## Information shown
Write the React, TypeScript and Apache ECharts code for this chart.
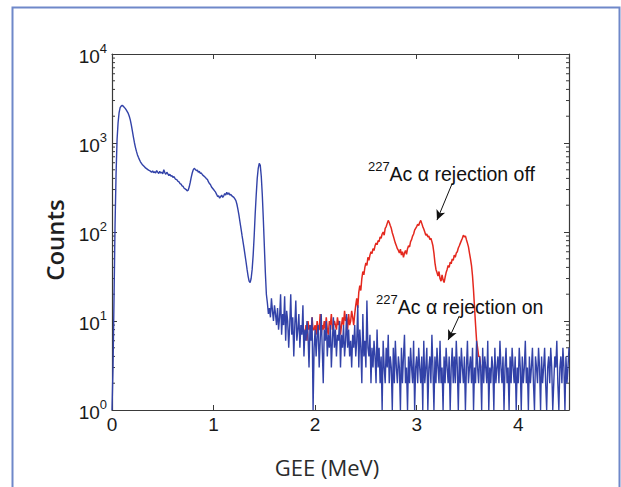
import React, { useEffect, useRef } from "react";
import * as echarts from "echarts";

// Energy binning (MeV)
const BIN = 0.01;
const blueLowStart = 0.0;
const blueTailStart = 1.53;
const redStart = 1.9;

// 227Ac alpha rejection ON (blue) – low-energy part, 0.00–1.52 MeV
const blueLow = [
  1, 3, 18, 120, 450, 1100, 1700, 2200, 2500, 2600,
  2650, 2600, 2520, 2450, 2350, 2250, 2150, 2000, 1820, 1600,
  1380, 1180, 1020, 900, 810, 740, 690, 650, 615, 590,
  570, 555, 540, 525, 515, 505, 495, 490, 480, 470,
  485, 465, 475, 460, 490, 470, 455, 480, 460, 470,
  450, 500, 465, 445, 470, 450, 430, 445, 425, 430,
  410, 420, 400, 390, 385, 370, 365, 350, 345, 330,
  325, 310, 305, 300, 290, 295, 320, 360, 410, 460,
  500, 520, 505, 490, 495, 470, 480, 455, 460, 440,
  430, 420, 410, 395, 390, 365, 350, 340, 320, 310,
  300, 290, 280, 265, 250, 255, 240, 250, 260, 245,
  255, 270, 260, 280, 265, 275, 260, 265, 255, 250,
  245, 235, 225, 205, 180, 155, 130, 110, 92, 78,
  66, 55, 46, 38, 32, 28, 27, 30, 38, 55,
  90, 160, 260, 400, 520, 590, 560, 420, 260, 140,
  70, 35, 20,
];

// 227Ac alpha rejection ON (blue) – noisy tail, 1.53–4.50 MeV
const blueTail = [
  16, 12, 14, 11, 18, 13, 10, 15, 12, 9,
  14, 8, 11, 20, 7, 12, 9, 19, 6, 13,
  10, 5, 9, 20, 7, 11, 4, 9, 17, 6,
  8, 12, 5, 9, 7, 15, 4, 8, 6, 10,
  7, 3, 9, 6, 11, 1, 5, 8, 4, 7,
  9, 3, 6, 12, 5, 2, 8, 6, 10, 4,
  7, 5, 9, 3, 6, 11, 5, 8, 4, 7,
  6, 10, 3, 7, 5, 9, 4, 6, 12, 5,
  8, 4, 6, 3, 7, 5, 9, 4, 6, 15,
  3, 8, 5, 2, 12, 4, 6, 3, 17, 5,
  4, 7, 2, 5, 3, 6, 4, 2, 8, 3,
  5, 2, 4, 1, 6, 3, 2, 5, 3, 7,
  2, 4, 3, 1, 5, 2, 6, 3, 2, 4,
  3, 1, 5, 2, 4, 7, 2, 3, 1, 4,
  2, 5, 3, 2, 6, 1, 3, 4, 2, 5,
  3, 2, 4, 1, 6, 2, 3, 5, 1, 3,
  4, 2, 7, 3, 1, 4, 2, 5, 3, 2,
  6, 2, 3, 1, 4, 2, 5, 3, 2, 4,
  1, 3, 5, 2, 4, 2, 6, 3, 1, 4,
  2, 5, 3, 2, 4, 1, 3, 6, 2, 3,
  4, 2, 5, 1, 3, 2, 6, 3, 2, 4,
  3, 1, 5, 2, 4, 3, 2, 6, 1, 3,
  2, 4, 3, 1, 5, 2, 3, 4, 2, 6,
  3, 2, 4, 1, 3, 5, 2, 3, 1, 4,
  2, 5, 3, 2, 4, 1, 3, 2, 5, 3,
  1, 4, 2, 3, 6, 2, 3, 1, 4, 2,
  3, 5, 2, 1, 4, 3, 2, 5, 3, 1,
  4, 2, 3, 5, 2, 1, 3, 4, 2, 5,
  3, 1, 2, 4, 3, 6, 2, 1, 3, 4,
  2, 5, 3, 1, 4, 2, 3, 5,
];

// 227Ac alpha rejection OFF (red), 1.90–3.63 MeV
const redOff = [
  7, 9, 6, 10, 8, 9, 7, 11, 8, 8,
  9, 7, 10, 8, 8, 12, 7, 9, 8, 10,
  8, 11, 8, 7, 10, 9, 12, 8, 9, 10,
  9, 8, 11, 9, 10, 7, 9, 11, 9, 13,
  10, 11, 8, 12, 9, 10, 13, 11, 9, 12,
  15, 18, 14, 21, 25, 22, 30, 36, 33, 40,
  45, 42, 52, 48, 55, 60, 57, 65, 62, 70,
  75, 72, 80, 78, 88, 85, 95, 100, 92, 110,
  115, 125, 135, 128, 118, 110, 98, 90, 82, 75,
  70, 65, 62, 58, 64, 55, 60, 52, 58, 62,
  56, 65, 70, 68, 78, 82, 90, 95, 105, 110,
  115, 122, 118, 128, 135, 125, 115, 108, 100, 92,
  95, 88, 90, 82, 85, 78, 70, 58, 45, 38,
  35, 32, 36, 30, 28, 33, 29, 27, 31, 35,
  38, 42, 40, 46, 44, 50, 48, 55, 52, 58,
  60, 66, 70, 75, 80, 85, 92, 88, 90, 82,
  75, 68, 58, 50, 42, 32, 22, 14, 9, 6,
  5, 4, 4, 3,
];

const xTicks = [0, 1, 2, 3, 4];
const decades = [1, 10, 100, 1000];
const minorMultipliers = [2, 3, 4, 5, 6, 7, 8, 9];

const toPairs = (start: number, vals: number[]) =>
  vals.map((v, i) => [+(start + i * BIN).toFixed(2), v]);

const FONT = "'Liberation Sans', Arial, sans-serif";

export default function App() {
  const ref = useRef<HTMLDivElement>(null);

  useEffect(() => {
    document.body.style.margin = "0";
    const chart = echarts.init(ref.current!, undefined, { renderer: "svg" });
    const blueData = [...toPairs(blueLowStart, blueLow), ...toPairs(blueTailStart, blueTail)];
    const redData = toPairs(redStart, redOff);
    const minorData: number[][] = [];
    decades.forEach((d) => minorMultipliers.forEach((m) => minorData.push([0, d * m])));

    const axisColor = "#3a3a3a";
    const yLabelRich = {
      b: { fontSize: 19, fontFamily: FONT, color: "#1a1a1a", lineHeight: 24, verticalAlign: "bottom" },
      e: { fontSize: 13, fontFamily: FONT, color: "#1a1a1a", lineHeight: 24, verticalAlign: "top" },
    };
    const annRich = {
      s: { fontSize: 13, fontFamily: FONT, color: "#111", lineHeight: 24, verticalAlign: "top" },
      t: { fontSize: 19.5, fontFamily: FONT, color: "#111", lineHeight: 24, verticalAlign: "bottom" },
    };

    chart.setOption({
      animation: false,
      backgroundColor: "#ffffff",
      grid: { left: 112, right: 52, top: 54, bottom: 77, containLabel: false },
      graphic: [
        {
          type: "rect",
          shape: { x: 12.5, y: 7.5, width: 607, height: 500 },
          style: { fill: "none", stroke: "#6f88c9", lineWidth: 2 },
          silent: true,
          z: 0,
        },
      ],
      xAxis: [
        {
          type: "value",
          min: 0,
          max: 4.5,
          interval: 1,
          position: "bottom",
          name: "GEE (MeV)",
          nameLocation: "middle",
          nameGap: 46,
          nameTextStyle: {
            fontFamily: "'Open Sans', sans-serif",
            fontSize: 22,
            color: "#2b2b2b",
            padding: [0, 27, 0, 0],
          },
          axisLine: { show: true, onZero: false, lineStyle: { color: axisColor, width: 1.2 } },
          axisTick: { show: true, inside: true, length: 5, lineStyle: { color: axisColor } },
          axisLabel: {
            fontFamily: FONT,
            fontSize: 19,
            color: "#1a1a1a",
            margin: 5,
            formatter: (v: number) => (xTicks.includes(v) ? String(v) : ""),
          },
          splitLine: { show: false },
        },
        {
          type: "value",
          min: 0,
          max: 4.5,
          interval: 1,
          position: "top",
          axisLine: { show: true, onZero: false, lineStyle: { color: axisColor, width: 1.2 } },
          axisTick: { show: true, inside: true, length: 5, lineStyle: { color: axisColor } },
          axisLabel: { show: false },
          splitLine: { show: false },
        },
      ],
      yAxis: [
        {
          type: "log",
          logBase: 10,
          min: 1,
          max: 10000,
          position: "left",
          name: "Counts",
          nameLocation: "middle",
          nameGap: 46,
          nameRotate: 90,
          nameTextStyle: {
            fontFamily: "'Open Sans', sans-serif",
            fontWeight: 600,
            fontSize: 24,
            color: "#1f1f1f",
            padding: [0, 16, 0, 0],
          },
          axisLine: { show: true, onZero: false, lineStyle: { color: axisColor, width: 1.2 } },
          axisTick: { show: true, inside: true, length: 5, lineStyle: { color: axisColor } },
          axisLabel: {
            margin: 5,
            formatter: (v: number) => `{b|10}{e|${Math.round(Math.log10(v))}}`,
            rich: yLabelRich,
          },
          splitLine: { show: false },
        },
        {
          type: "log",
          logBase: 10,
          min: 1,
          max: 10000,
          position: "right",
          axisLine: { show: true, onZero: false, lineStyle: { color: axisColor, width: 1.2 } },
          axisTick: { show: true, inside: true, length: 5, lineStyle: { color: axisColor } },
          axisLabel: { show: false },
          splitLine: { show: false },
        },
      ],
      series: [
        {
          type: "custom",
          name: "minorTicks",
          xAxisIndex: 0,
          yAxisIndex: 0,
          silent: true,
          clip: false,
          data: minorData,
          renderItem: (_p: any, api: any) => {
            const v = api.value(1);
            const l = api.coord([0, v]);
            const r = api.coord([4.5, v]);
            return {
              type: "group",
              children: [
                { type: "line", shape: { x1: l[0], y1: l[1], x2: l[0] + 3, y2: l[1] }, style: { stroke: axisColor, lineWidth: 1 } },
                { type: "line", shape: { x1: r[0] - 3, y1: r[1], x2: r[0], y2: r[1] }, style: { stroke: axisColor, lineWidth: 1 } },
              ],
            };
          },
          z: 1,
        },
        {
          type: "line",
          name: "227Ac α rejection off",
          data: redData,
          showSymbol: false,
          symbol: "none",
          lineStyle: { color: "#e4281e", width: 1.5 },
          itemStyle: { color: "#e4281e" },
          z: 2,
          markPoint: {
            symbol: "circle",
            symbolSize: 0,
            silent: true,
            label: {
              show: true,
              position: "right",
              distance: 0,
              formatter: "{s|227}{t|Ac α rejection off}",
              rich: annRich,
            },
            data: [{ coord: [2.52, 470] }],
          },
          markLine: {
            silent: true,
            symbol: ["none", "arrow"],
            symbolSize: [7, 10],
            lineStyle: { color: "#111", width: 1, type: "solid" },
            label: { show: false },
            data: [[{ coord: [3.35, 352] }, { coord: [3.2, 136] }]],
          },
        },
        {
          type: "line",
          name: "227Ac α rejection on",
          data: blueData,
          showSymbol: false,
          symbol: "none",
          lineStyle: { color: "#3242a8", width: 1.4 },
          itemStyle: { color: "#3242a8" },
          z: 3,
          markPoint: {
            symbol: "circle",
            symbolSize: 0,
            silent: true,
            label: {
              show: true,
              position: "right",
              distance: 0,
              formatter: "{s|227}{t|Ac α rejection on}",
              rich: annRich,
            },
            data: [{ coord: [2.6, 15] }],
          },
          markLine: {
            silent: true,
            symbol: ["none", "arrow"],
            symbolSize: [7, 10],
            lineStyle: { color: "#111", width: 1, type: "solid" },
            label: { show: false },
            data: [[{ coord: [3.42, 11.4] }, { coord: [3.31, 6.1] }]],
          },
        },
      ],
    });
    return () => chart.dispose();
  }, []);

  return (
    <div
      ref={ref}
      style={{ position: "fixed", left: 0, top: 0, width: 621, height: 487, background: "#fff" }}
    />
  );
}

## Aim
Please quote the lines of the material, beginning with the first and ending with the one that contains "const redStart = 1.9;", exactly as written and without any pictures.

## Expected answer
Write the React, TypeScript and Apache ECharts code for this chart.
import React, { useEffect, useRef } from "react";
import * as echarts from "echarts";

// Energy binning (MeV)
const BIN = 0.01;
const blueLowStart = 0.0;
const blueTailStart = 1.53;
const redStart = 1.9;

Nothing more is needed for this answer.